As the first panel was unveiled to fellow volunteers she said: "I think it has such an impact. I was really pleased to get this panel because I have got Edith, Hereward's mother, and Turfida, his wife, rather than battles and blood." Chris Sanham, chairman of The Friends of Norwich Museums, said: "It's an amazing piece of work. It's really fantastic to be able to commission a piece of art for the 21st century which is going to be here for generations to come."
A STITCH IN TIME
The Bayeux stitch is the 'colouring in' after a shape has been outlined in stem stitch. It involves a first stage of simple long 'laid' stitches, very close together, with each stitch anchored by tiny 'couch' stitches over the top, and then enhanced with a three-dimensional 'picot' stitch.
The original Bayeux Tapestry is believed to have been made in Canterbury around 1070. It belonged to Bayeux Cathedral, in Normandy, until the French Revolution in 1792 and has been on display in its own museum in Bayeux since 1945. In 2022 it could return, on loan, to England, for the first time in almost 1,000 years.

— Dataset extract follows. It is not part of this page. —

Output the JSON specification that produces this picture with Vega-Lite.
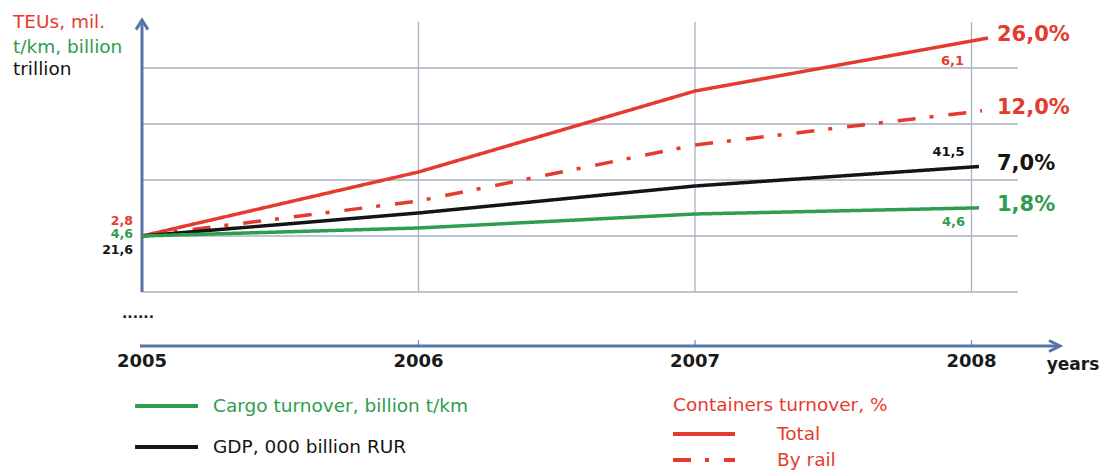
{
  "$schema": "https://vega.github.io/schema/vega-lite/v6.json",
  "width": 1104,
  "height": 471,
  "autosize": {"type": "none"},
  "padding": 0,
  "background": "#ffffff",
  "config": {
    "view": {"stroke": null},
    "axis": {"disable": true},
    "legend": {"disable": true},
    "text": {"font": "DejaVu Sans"}
  },
  "datasets": {
    "series": [
      {"series": "Total", "year": 2005, "level": 0, "value": "2,8"},
      {"series": "Total", "year": 2006, "level": 1.143},
      {"series": "Total", "year": 2007, "level": 2.589},
      {"series": "Total", "year": 2008, "level": 3.482, "value": "6,1"},
      {"series": "Total", "year": 2008.06, "level": 3.536, "rate": "26,0%"},
      {"series": "By rail", "year": 2005, "level": 0},
      {"series": "By rail", "year": 2006, "level": 0.625},
      {"series": "By rail", "year": 2007, "level": 1.625},
      {"series": "By rail", "year": 2008, "level": 2.214},
      {"series": "By rail", "year": 2008.038, "level": 2.236, "rate": "12,0%"},
      {"series": "GDP", "year": 2005, "level": 0, "value": "21,6"},
      {"series": "GDP", "year": 2006, "level": 0.411},
      {"series": "GDP", "year": 2007, "level": 0.893},
      {"series": "GDP", "year": 2008, "level": 1.232, "value": "41,5"},
      {"series": "GDP", "year": 2008.027, "level": 1.241, "rate": "7,0%"},
      {"series": "Cargo", "year": 2005, "level": 0, "value": "4,6"},
      {"series": "Cargo", "year": 2006, "level": 0.143},
      {"series": "Cargo", "year": 2007, "level": 0.393},
      {"series": "Cargo", "year": 2008, "level": 0.5, "value": "4,6"},
      {"series": "Cargo", "year": 2008.027, "level": 0.503, "rate": "1,8%"}
    ],
    "years": [{"year": 2005}, {"year": 2006}, {"year": 2007}, {"year": 2008}],
    "levels": [{"level": 3}, {"level": 2}, {"level": 1}, {"level": 0}, {"level": -1}]
  },
  "layer": [
    {
      "data": {"name": "levels"},
      "mark": {"type": "rule", "color": "#a9b2c3", "strokeWidth": 1.3},
      "encoding": {
        "y": {"field": "level", "type": "quantitative", "scale": {"domain": [-4.19643, 4.21429], "nice": false, "zero": false}},
        "x": {"datum": 2005, "type": "quantitative", "scale": {"domain": [2004.48644, 2008.4792], "nice": false, "zero": false}},
        "x2": {"datum": 2008.168}
      }
    },
    {
      "data": {"name": "years"},
      "transform": [{"filter": "datum.year > 2005"}],
      "mark": {"type": "rule", "color": "#a9b2c3", "strokeWidth": 1.3},
      "encoding": {
        "x": {"field": "year", "type": "quantitative"},
        "y": {"datum": -1, "type": "quantitative"},
        "y2": {"datum": 3.821}
      }
    },
    {
      "data": {"name": "years"},
      "transform": [{"filter": "datum.year > 2005"}],
      "mark": {"type": "rule", "color": "#8092b5", "strokeWidth": 1.3},
      "encoding": {
        "x": {"field": "year", "type": "quantitative"},
        "y": {"datum": -1.857, "type": "quantitative"},
        "y2": {"datum": -1.964}
      }
    },
    {
      "data": {"values": [{}]},
      "layer": [
        {
          "mark": {"type": "rule", "color": "#5674a8", "strokeWidth": 3},
          "encoding": {
            "x": {"datum": 2005, "type": "quantitative"},
            "y": {"datum": -1, "type": "quantitative"},
            "y2": {"datum": 3.84}
          }
        },
        {
          "mark": {"type": "rule", "color": "#5674a8", "strokeWidth": 3},
          "encoding": {
            "y": {"datum": -1.964, "type": "quantitative"},
            "x": {"datum": 2004.9928, "type": "quantitative"},
            "x2": {"datum": 2008.315}
          }
        },
        {
          "mark": {"type": "point", "shape": "M -1 1.6 L 0 0 L 1 1.6", "size": 144, "filled": false, "color": "#5674a8", "strokeWidth": 3, "opacity": 1},
          "encoding": {
            "x": {"datum": 2005, "type": "quantitative"},
            "y": {"datum": 3.857, "type": "quantitative"}
          }
        },
        {
          "mark": {"type": "point", "shape": "M -2 -1 L 0 0 L -2 1", "size": 121, "filled": false, "color": "#5674a8", "strokeWidth": 3, "opacity": 1},
          "encoding": {
            "x": {"datum": 2008.3201, "type": "quantitative"},
            "y": {"datum": -1.964, "type": "quantitative"}
          }
        }
      ]
    },
    {
      "data": {"name": "series"},
      "mark": {"type": "line", "strokeWidth": 3.5, "strokeCap": "butt"},
      "encoding": {
        "x": {"field": "year", "type": "quantitative", "scale": {"domain": [2004.48644, 2008.4792], "nice": false, "zero": false}},
        "y": {"field": "level", "type": "quantitative", "scale": {"domain": [-4.19643, 4.21429], "nice": false, "zero": false}},
        "color": {"field": "series", "type": "nominal", "scale": {"domain": ["Total", "By rail", "GDP", "Cargo"], "range": ["#e53b2f", "#e53b2f", "#151515", "#2e9d4f"]}},
        "strokeDash": {"field": "series", "type": "nominal", "scale": {"domain": ["Total", "By rail", "GDP", "Cargo"], "range": [[1, 0], [18, 14, 4, 15], [1, 0], [1, 0]]}}
      }
    },
    {
      "data": {"name": "series"},
      "transform": [{"filter": "isValid(datum.rate)"}],
      "mark": {"type": "text", "fontWeight": "bold", "fontSize": 21, "align": "left", "baseline": "middle", "dy": -3},
      "encoding": {
        "x": {"datum": 2008.0922, "type": "quantitative"},
        "y": {"field": "level", "type": "quantitative"},
        "text": {"field": "rate"},
        "color": {"field": "series", "type": "nominal"}
      }
    },
    {
      "data": {"name": "series"},
      "transform": [{"filter": "datum.year == 2005 && datum.series == 'Total'"}],
      "mark": {"type": "text", "fontWeight": "bold", "fontSize": 12.5, "align": "right", "baseline": "middle", "dx": -9, "dy": -15},
      "encoding": {
        "x": {"field": "year", "type": "quantitative"},
        "y": {"field": "level", "type": "quantitative"},
        "text": {"field": "value"},
        "color": {"field": "series", "type": "nominal"}
      }
    },
    {
      "data": {"name": "series"},
      "transform": [{"filter": "datum.year == 2005 && datum.series == 'Cargo'"}],
      "mark": {"type": "text", "fontWeight": "bold", "fontSize": 12.5, "align": "right", "baseline": "middle", "dx": -9, "dy": -2},
      "encoding": {
        "x": {"field": "year", "type": "quantitative"},
        "y": {"field": "level", "type": "quantitative"},
        "text": {"field": "value"},
        "color": {"field": "series", "type": "nominal"}
      }
    },
    {
      "data": {"name": "series"},
      "transform": [{"filter": "datum.year == 2005 && datum.series == 'GDP'"}],
      "mark": {"type": "text", "fontWeight": "bold", "fontSize": 12.5, "align": "right", "baseline": "middle", "dx": -9, "dy": 14},
      "encoding": {
        "x": {"field": "year", "type": "quantitative"},
        "y": {"field": "level", "type": "quantitative"},
        "text": {"field": "value"},
        "color": {"field": "series", "type": "nominal"}
      }
    },
    {
      "data": {"name": "series"},
      "transform": [{"filter": "datum.year == 2008 && datum.series == 'Total'"}],
      "mark": {"type": "text", "fontWeight": "bold", "fontSize": 13, "align": "center", "baseline": "middle", "dx": -19, "dy": 20},
      "encoding": {
        "x": {"field": "year", "type": "quantitative"},
        "y": {"field": "level", "type": "quantitative"},
        "text": {"field": "value"},
        "color": {"field": "series", "type": "nominal"}
      }
    },
    {
      "data": {"name": "series"},
      "transform": [{"filter": "datum.year == 2008 && datum.series == 'GDP'"}],
      "mark": {"type": "text", "fontWeight": "bold", "fontSize": 13, "align": "center", "baseline": "middle", "dx": -23, "dy": -15},
      "encoding": {
        "x": {"field": "year", "type": "quantitative"},
        "y": {"field": "level", "type": "quantitative"},
        "text": {"field": "value"},
        "color": {"field": "series", "type": "nominal"}
      }
    },
    {
      "data": {"name": "series"},
      "transform": [{"filter": "datum.year == 2008 && datum.series == 'Cargo'"}],
      "mark": {"type": "text", "fontWeight": "bold", "fontSize": 13, "align": "center", "baseline": "middle", "dx": -18, "dy": 14},
      "encoding": {
        "x": {"field": "year", "type": "quantitative"},
        "y": {"field": "level", "type": "quantitative"},
        "text": {"field": "value"},
        "color": {"field": "series", "type": "nominal"}
      }
    },
    {
      "data": {"name": "years"},
      "layer": [
        {
          "mark": {"type": "text", "fontWeight": "bold", "fontSize": 18, "align": "center", "baseline": "middle", "color": "#1a1a1a"},
          "encoding": {
            "x": {"field": "year", "type": "quantitative"},
            "y": {"datum": -2.25, "type": "quantitative"},
            "text": {"field": "year", "type": "nominal"}
          }
        }
      ]
    },
    {
      "data": {"values": [{}]},
      "layer": [
        {
          "mark": {"type": "text", "text": "years", "fontWeight": "bold", "fontSize": 17, "align": "center", "baseline": "middle", "color": "#1a1a1a"},
          "encoding": {
            "x": {"datum": 2008.367, "type": "quantitative"},
            "y": {"datum": -2.304, "type": "quantitative"}
          }
        },
        {
          "mark": {"type": "text", "text": "......", "fontWeight": "bold", "fontSize": 14, "align": "center", "baseline": "alphabetic", "color": "#1a1a1a"},
          "encoding": {
            "x": {"datum": 2004.9855, "type": "quantitative"},
            "y": {"datum": -1.464, "type": "quantitative"}
          }
        },
        {
          "mark": {"type": "text", "text": "TEUs, mil.", "fontSize": 18.5, "align": "left", "baseline": "middle"},
          "encoding": {
            "x": {"datum": 2004.5335, "type": "quantitative"},
            "y": {"datum": 3.83, "type": "quantitative"},
            "color": {"datum": "Total"}
          }
        },
        {
          "mark": {"type": "text", "text": "t/km, billion", "fontSize": 18.5, "align": "left", "baseline": "middle"},
          "encoding": {
            "x": {"datum": 2004.5335, "type": "quantitative"},
            "y": {"datum": 3.375, "type": "quantitative"},
            "color": {"datum": "Cargo"}
          }
        },
        {
          "mark": {"type": "text", "text": "trillion", "fontSize": 18.5, "align": "left", "baseline": "middle"},
          "encoding": {
            "x": {"datum": 2004.5335, "type": "quantitative"},
            "y": {"datum": 2.982, "type": "quantitative"},
            "color": {"datum": "GDP"}
          }
        }
      ]
    },
    {
      "data": {"values": [{"series": "Cargo", "label": "Cargo turnover, billion t/km"}]},
      "layer": [
        {
          "mark": {"type": "rule", "strokeWidth": 4},
          "encoding": {
            "x": {"datum": 2004.975, "type": "quantitative"},
            "x2": {"datum": 2005.2025},
            "y": {"datum": -3.036, "type": "quantitative"},
            "color": {"field": "series", "type": "nominal"},
            "strokeDash": {"field": "series", "type": "nominal"}
          }
        },
        {
          "mark": {"type": "text", "fontSize": 18.5, "align": "left", "baseline": "middle"},
          "encoding": {
            "x": {"datum": 2005.2568, "type": "quantitative"},
            "y": {"datum": -3.036, "type": "quantitative"},
            "text": {"field": "label"},
            "color": {"field": "series", "type": "nominal"}
          }
        }
      ]
    },
    {
      "data": {"values": [{"series": "GDP", "label": "GDP, 000 billion RUR"}]},
      "layer": [
        {
          "mark": {"type": "rule", "strokeWidth": 4},
          "encoding": {
            "x": {"datum": 2004.975, "type": "quantitative"},
            "x2": {"datum": 2005.2025},
            "y": {"datum": -3.768, "type": "quantitative"},
            "color": {"field": "series", "type": "nominal"},
            "strokeDash": {"field": "series", "type": "nominal"}
          }
        },
        {
          "mark": {"type": "text", "fontSize": 18.5, "align": "left", "baseline": "middle"},
          "encoding": {
            "x": {"datum": 2005.2568, "type": "quantitative"},
            "y": {"datum": -3.768, "type": "quantitative"},
            "text": {"field": "label"},
            "color": {"field": "series", "type": "nominal"}
          }
        }
      ]
    },
    {
      "data": {"values": [{"series": "Total", "label": "Containers turnover, %"}]},
      "mark": {"type": "text", "fontSize": 18.5, "align": "left", "baseline": "middle"},
      "encoding": {
        "x": {"datum": 2006.9204, "type": "quantitative"},
        "y": {"datum": -3.018, "type": "quantitative"},
        "text": {"field": "label"},
        "color": {"field": "series", "type": "nominal"}
      }
    },
    {
      "data": {"values": [{"series": "Total", "label": "Total"}]},
      "layer": [
        {
          "mark": {"type": "rule", "strokeWidth": 4},
          "encoding": {
            "x": {"datum": 2006.9204, "type": "quantitative"},
            "x2": {"datum": 2007.1447},
            "y": {"datum": -3.536, "type": "quantitative"},
            "color": {"field": "series", "type": "nominal"},
            "strokeDash": {"field": "series", "type": "nominal"}
          }
        },
        {
          "mark": {"type": "text", "fontSize": 18.5, "align": "left", "baseline": "middle"},
          "encoding": {
            "x": {"datum": 2007.2966, "type": "quantitative"},
            "y": {"datum": -3.536, "type": "quantitative"},
            "text": {"field": "label"},
            "color": {"field": "series", "type": "nominal"}
          }
        }
      ]
    },
    {
      "data": {"values": [{"series": "By rail", "label": "By rail"}]},
      "layer": [
        {
          "mark": {"type": "rule", "strokeWidth": 4},
          "encoding": {
            "x": {"datum": 2006.9204, "type": "quantitative"},
            "x2": {"datum": 2007.1447},
            "y": {"datum": -4.0, "type": "quantitative"},
            "color": {"field": "series", "type": "nominal"},
            "strokeDash": {"field": "series", "type": "nominal"}
          }
        },
        {
          "mark": {"type": "text", "fontSize": 18.5, "align": "left", "baseline": "middle"},
          "encoding": {
            "x": {"datum": 2007.2966, "type": "quantitative"},
            "y": {"datum": -4.0, "type": "quantitative"},
            "text": {"field": "label"},
            "color": {"field": "series", "type": "nominal"}
          }
        }
      ]
    }
  ]
}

The Norwich Friends Tapestry is being funded by a £30,000 gift from the Friends of Norwich Museums. The group will celebrate its centenary in 2021, as Norwich Castle keep reopens and the tapestry goes on show for the first time.
The Friends, with more than 1,000 members, supports the work of the Castle, Strangers Hall and the Museum of Norwich at the Bridewell and is Britain's oldest friends of a museum organisation.